*Your instructions:*
Begin at the first line of the data and copy each line through the one containing "y_ticks = [0, 20, 40, 60, 80, 100]", that line included, with no pictures.
* * * * * * * * *
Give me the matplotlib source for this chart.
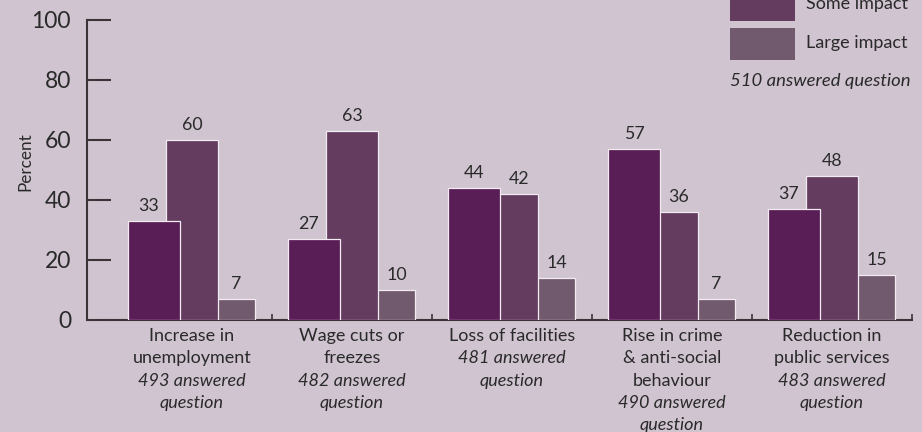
import numpy as np
import matplotlib
matplotlib.use("Agg")
import matplotlib.pyplot as plt
from matplotlib.patches import Rectangle

# ---- data ----
categories = [
    ["Increase in", "unemployment"],
    ["Wage cuts or", "freezes"],
    ["Loss of facilities"],
    ["Rise in crime", "& anti-social", "behaviour"],
    ["Reduction in", "public services"],
]
answered = [493, 482, 481, 490, 483]
series_names = ["No impact", "Some impact", "Large impact"]
no_impact = [33, 27, 44, 57, 37]
some_impact = [60, 63, 42, 36, 48]
large_impact = [7, 10, 14, 7, 15]
legend_note = "510 answered question"
y_ticks = [0, 20, 40, 60, 80, 100]

# ---- style ----
BG = "#cfc4cf"
TEXT = "#2a2a2a"
AXIS = "#3b3437"
COLORS = ["#5a1e57", "#643c5f", "#725a6e"]
FONT = "Lato"

plt.rcParams["font.family"] = [FONT, "DejaVu Sans"]

W, H = 922, 432
fig = plt.figure(figsize=(W / 100, H / 100), dpi=100, facecolor=BG)
ax = fig.add_axes([112 / W, 1 - 320 / H, 800 / W, 300 / H], facecolor=BG)

x = np.arange(len(categories))
width = 0.325
offsets = [-0.2375, 0.0, 0.23125]
values = [no_impact, some_impact, large_impact]

# later series sit behind earlier ones
for k, (vals, col) in enumerate(zip(values, COLORS)):
    ax.bar(x + offsets[k], vals, width=width, color=col, edgecolor="#f2ecf2",
           linewidth=0.9, zorder=5 - k)

# value labels over the visible part of each bar
r1 = offsets[0] + width / 2
r2 = offsets[1] + width / 2
r3 = offsets[2] + width / 2
for i in range(len(categories)):
    v1, v2, v3 = no_impact[i], some_impact[i], large_impact[i]
    lx1 = i + offsets[0] - (0.035 if v1 < v2 else 0.0)
    lx2 = i + (offsets[1] if v2 > v1 else (r1 + r2) / 2)
    lx3 = i + (r2 + r3) / 2
    for lx, v in ((lx1, v1), (lx2, v2), (lx3, v3)):
        ax.annotate(f"{v}", xy=(lx, v), xytext=(0, 7.2), textcoords="offset points",
                    ha="center", va="baseline", fontsize=12.8, color=TEXT)

ax.set_xlim(-0.5, len(categories) - 0.5)
ax.set_ylim(0, 100)

# axes styling
for s in ("top", "right"):
    ax.spines[s].set_visible(False)
ax.spines["left"].set_position(("outward", 18))
for s in ("left", "bottom"):
    ax.spines[s].set_color(AXIS)
    ax.spines[s].set_linewidth(1.5)

ax.set_yticks(y_ticks)
ax.tick_params(axis="y", direction="in", length=17.3, width=1.5, color=AXIS,
               labelsize=16.5, labelcolor=TEXT, pad=11.5)
ax.set_xticks([])
ax.set_xticks(np.arange(0.5, len(categories), 1.0), minor=True)
ax.tick_params(axis="x", which="minor", direction="in", length=4.3, width=1.2,
               color=AXIS)
ax.set_ylabel("Percent", fontsize=12.3, color=TEXT)
ax.yaxis.set_label_coords(-0.098, 0.527)

# category labels: name lines, then italic response count
line_offsets = [11.5, 27.6, 43.6, 59.8, 75.8]
for i, name_lines in enumerate(categories):
    lines = [(t, "normal") for t in name_lines]
    lines += [(f"{answered[i]} answered", "italic"), ("question", "italic")]
    for j, (txt, style) in enumerate(lines):
        ax.annotate(txt, xy=(i, 0), xycoords=("data", "axes fraction"),
                    xytext=(0, -line_offsets[j]), textcoords="offset points",
                    ha="center", va="center", fontsize=13, color=TEXT,
                    style=style, annotation_clip=False)

# legend in the top right corner
patch_w, patch_h, pitch = 65, 31, 38.5
first_bottom = 21 - pitch
for k, (name, col) in enumerate(zip(series_names, COLORS)):
    bottom = first_bottom + k * pitch
    fig.add_artist(Rectangle((730 / W, 1 - bottom / H), patch_w / W, patch_h / H,
                             transform=fig.transFigure, facecolor=col,
                             edgecolor="none"))
    fig.text(806 / W, 1 - (bottom - patch_h / 2 - 1) / H, name, ha="left",
             va="center", fontsize=13, color=TEXT)
fig.text(730 / W, 1 - 81 / H, legend_note, ha="left", va="center", fontsize=13.3,
         color=TEXT, style="italic")

fig.savefig("out.png", dpi=100, facecolor=BG)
* * * * * * * * *
*Solution to this task:*
Give me the matplotlib source for this chart.
import numpy as np
import matplotlib
matplotlib.use("Agg")
import matplotlib.pyplot as plt
from matplotlib.patches import Rectangle

# ---- data ----
categories = [
    ["Increase in", "unemployment"],
    ["Wage cuts or", "freezes"],
    ["Loss of facilities"],
    ["Rise in crime", "& anti-social", "behaviour"],
    ["Reduction in", "public services"],
]
answered = [493, 482, 481, 490, 483]
series_names = ["No impact", "Some impact", "Large impact"]
no_impact = [33, 27, 44, 57, 37]
some_impact = [60, 63, 42, 36, 48]
large_impact = [7, 10, 14, 7, 15]
legend_note = "510 answered question"
y_ticks = [0, 20, 40, 60, 80, 100]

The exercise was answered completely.